#### Written request:
Skipping all pictures, set down the lines of the listing from the first through the one with "(0,0) rectangle (1105,475);".

#### Supplied information:
☆ ☆ ☆

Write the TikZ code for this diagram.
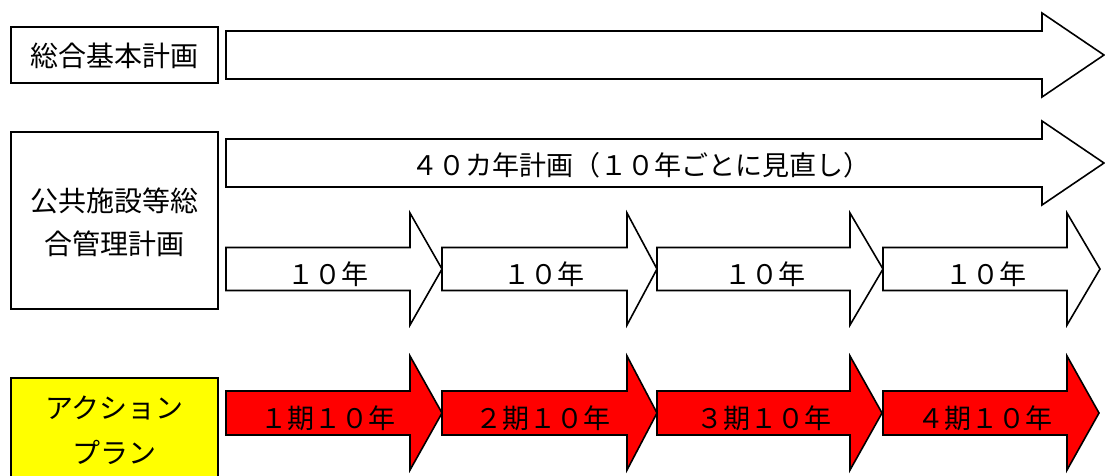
\documentclass[tikz,border=0pt]{standalone}
\usepackage{fontspec}
\setmainfont{Noto Sans CJK JP}
\definecolor{planred}{RGB}{255,0,0}
\definecolor{planyellow}{RGB}{255,255,0}
\newcommand\blockarrow[7]{%
  \draw[#7] (#1,{#4-#5}) -- (#2,{#4-#5}) -- (#2,{#4-#6}) -- (#3,#4)
    -- (#2,{#4+#6}) -- (#2,{#4+#5}) -- (#1,{#4+#5}) -- cycle;}
\begin{document}
\begin{tikzpicture}[x=1pt,y=-1pt,
  lbl/.style={font=\fontsize{27}{30}\selectfont, inner sep=0pt},
  boxlbl/.style={font=\fontsize{28}{30}\selectfont, inner sep=0pt},
  box/.style={draw=black, line width=1.8pt, fill=white, inner sep=0pt},
  whitearrow/.style={draw=black, line width=1.6pt, fill=white, line join=miter},
  redarrow/.style={draw=black, line width=1.6pt, fill=planred, line join=miter}]
\useasboundingbox[fill=white] (0,0) rectangle (1105,475);

% left boxes
\node[box, minimum width=207pt, minimum height=56pt] (b1) at (114.5,55) {};
\node[boxlbl] (t1) at (114.5,56) {総合基本計画};
\node[box, minimum width=207pt, minimum height=177pt] (b2) at (114.5,220.5) {};
\node[boxlbl, align=center, font=\fontsize{28}{43}\selectfont] (t2) at (114.5,222) {公共施設等総\\合管理計画};
\node[box, fill=planyellow, minimum width=207pt, minimum height=130pt] (b3) at (114.5,443) {};
\node[boxlbl, align=center, font=\fontsize{28}{45}\selectfont] (t3) at (114.5,430) {アクション\\プラン};

% long arrows
\blockarrow{226}{1042}{1104}{55}{24}{42}{whitearrow}
\blockarrow{226}{1042}{1104}{163}{24}{42}{whitearrow}
\node[lbl] (t40) at (641,165) {４０カ年計画（１０年ごとに見直し）};

% 10-year arrows
\blockarrow{226}{410}{442}{269}{21.5}{56}{whitearrow}
\blockarrow{442}{627}{657}{269}{21.5}{56}{whitearrow}
\blockarrow{657}{850}{883}{269}{21.5}{56}{whitearrow}
\blockarrow{883}{1067}{1100}{269}{21.5}{56}{whitearrow}
\node[lbl] (y1) at (328,274) {１０年};
\node[lbl] (y2) at (544,274) {１０年};
\node[lbl] (y3) at (765,274) {１０年};
\node[lbl] (y4) at (986,274) {１０年};

% action plan arrows
\blockarrow{226}{410}{442}{413}{22}{57}{redarrow}
\blockarrow{442}{627}{657}{413}{22}{57}{redarrow}
\blockarrow{657}{850}{882}{413}{22}{57}{redarrow}
\blockarrow{883}{1067}{1099}{413}{22}{57}{redarrow}
\node[lbl] (p1) at (328,418) {１期１０年};
\node[lbl] (p2) at (543,418) {２期１０年};
\node[lbl] (p3) at (764,418) {３期１０年};
\node[lbl] (p4) at (985,418) {４期１０年};
\end{tikzpicture}
\end{document}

☆ ☆ ☆

#### Final result:
Write the TikZ code for this diagram.
\documentclass[tikz,border=0pt]{standalone}
\usepackage{fontspec}
\setmainfont{Noto Sans CJK JP}
\definecolor{planred}{RGB}{255,0,0}
\definecolor{planyellow}{RGB}{255,255,0}
\newcommand\blockarrow[7]{%
  \draw[#7] (#1,{#4-#5}) -- (#2,{#4-#5}) -- (#2,{#4-#6}) -- (#3,#4)
    -- (#2,{#4+#6}) -- (#2,{#4+#5}) -- (#1,{#4+#5}) -- cycle;}
\begin{document}
\begin{tikzpicture}[x=1pt,y=-1pt,
  lbl/.style={font=\fontsize{27}{30}\selectfont, inner sep=0pt},
  boxlbl/.style={font=\fontsize{28}{30}\selectfont, inner sep=0pt},
  box/.style={draw=black, line width=1.8pt, fill=white, inner sep=0pt},
  whitearrow/.style={draw=black, line width=1.6pt, fill=white, line join=miter},
  redarrow/.style={draw=black, line width=1.6pt, fill=planred, line join=miter}]
\useasboundingbox[fill=white] (0,0) rectangle (1105,475);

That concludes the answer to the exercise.